Unfortunately, I had used the CLI to create a HIT which uses an ExternalQuestion, so it did not show up on my dashboard, and the delete-hit command only works if the HIT is not in progress.

I was unsure how to stop the issue. As a stop-gap measure I made sure that new MTurk workers would waste as little time on my HIT as possible by putting up a ‘HIT BROKEN’ landing page on the experiment. Not great, but definitely a step forwards.

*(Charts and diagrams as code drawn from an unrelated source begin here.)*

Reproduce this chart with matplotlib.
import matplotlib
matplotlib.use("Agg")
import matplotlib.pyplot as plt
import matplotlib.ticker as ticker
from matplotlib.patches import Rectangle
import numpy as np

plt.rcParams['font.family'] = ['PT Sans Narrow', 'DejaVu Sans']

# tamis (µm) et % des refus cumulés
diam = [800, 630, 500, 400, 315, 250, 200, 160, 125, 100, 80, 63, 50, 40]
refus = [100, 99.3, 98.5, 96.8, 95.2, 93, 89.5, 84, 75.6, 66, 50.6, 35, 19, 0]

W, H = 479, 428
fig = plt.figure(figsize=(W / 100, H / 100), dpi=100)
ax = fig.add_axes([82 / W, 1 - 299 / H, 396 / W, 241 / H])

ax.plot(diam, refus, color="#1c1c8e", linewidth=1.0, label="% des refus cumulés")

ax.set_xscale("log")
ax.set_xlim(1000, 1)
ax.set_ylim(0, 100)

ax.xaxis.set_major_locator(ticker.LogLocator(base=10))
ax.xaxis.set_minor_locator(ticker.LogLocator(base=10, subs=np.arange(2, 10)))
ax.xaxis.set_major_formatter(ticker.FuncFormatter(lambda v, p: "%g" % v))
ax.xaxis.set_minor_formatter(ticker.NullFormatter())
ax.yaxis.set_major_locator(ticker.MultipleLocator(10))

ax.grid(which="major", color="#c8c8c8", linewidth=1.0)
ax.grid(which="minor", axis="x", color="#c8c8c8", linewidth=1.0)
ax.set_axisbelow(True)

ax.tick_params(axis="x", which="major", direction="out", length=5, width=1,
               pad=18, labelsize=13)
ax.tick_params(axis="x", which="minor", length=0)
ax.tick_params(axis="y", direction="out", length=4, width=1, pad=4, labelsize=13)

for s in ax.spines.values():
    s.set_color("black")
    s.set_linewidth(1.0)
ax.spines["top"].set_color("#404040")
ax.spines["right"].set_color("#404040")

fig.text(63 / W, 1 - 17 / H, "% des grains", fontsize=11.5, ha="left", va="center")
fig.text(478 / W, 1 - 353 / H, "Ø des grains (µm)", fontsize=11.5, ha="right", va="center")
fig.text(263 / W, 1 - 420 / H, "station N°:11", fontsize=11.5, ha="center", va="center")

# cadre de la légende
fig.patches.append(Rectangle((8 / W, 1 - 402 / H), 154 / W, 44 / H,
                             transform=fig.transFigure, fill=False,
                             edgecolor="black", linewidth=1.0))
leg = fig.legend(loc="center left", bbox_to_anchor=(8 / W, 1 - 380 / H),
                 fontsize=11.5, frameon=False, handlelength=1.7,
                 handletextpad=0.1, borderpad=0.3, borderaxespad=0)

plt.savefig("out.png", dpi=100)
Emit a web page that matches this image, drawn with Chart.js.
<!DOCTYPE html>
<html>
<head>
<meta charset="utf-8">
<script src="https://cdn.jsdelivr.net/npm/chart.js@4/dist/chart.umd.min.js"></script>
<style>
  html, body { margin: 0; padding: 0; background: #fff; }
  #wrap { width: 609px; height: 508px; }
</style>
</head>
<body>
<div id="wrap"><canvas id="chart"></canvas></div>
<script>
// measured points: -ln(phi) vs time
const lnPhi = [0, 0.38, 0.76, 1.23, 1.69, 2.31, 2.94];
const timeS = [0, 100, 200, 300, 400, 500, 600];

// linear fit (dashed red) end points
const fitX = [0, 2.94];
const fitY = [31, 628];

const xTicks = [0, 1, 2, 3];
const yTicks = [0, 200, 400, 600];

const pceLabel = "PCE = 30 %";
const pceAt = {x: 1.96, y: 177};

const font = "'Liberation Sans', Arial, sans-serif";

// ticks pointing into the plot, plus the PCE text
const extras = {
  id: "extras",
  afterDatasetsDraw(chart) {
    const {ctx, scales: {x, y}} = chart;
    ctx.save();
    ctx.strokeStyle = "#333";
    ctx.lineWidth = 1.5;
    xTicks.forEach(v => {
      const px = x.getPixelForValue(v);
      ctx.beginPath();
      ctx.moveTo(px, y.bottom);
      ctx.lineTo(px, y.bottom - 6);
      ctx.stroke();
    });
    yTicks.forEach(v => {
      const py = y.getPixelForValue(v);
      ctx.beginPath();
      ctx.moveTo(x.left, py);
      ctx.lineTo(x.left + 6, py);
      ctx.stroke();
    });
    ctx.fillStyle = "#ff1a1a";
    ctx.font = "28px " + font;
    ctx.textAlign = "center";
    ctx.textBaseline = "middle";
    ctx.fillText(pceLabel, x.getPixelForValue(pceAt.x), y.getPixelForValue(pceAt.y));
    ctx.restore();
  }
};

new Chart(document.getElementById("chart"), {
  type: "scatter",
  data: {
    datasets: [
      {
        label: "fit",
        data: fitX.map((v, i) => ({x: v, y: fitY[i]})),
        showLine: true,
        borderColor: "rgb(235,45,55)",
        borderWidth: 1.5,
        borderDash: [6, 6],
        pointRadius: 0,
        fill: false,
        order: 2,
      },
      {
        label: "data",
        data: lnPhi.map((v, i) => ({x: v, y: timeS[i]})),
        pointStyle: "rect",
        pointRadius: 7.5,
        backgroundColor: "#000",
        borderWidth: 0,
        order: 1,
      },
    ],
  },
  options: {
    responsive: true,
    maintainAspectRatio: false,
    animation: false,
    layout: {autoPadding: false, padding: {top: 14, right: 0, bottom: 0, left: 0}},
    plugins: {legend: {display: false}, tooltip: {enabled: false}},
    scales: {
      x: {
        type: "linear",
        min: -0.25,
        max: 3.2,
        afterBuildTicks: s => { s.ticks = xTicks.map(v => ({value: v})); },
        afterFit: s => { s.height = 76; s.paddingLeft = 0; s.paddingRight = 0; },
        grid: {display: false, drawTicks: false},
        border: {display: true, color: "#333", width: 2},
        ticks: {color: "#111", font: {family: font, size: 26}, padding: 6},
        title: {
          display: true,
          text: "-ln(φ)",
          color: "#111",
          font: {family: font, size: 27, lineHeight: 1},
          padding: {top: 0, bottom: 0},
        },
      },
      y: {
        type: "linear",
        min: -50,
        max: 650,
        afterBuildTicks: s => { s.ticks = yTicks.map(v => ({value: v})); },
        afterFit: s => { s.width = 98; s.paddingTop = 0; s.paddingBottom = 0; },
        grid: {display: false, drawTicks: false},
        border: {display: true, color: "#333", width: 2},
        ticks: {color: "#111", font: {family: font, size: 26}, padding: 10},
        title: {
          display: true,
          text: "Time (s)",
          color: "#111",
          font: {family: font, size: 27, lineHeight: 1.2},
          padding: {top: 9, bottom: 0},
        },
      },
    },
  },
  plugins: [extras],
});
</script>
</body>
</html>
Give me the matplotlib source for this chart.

After some digging, I found that I could set the lifetime of a HIT to zero. This stops workers from starting the HIT again. The script below can call the relevant MTurk API if you have linked an AWS account to your MTurk requester account.

#!/bin/sh

# Safer shell scripting -- bail on errors, unset vars, etc.
set -euf

# Read options, -h WORKER_ID
while getopts "h:" OPT
do
  case "${OPT}" in
    h) HIT="${OPTARG}";;
    \?) printf "Error.\n"; exit 1;;
  esac
done

# Bit of input validation
if [ -z "${HIT+x}" ]
then
    printf -- "-h HIT required.\n";
    exit 2;
fi

ENDPOINT="https://mturk-requester.us-east-1.amazonaws.com"
export AWS_DEFAULT_REGION="us-east-1"

printf "AWS Access Key ID> "
read AWS_ACCESS_KEY_ID

printf "AWS Secret key> "
read -s AWS_SECRET_ACCESS_KEY

# Setup an exit trap to clear the secret key.
function onExit {
    unset AWS_ACCESS_KEY_ID
    unset AWS_SECRET_ACCESS_KEY
}
trap onExit EXIT;

export AWS_ACCESS_KEY_ID
export AWS_SECRET_ACCESS_KEY

# Expire the HIT
aws mturk update-expiration-for-hit \
  --hit-id "${HIT}" \
  --expire-at "2018-01-01T00:00:00+00:00" \
  --endpoint-url="${ENDPOINT}"

# Display the HIT details for human check.
aws mturk get-hit \
  --hit-id "${HIT}" \
  --endpoint-url="${ENDPOINT}"

The shell script above is tested on a Linux box. Call it using:

% ./andon-cord -h HIT_ID

The AWS CLI list-hits command can show your HIT_ID.

I still need to get all of the affected workers and pay them somehow.

There’s a general lesson that I should’ve applied. Always have an ‘oh shit!’ plan, whether it’s going back to a previous version of the system or just turning it off. This has only cost me ~25 USD, but other companies have lost a lot more by ignoring this lesson.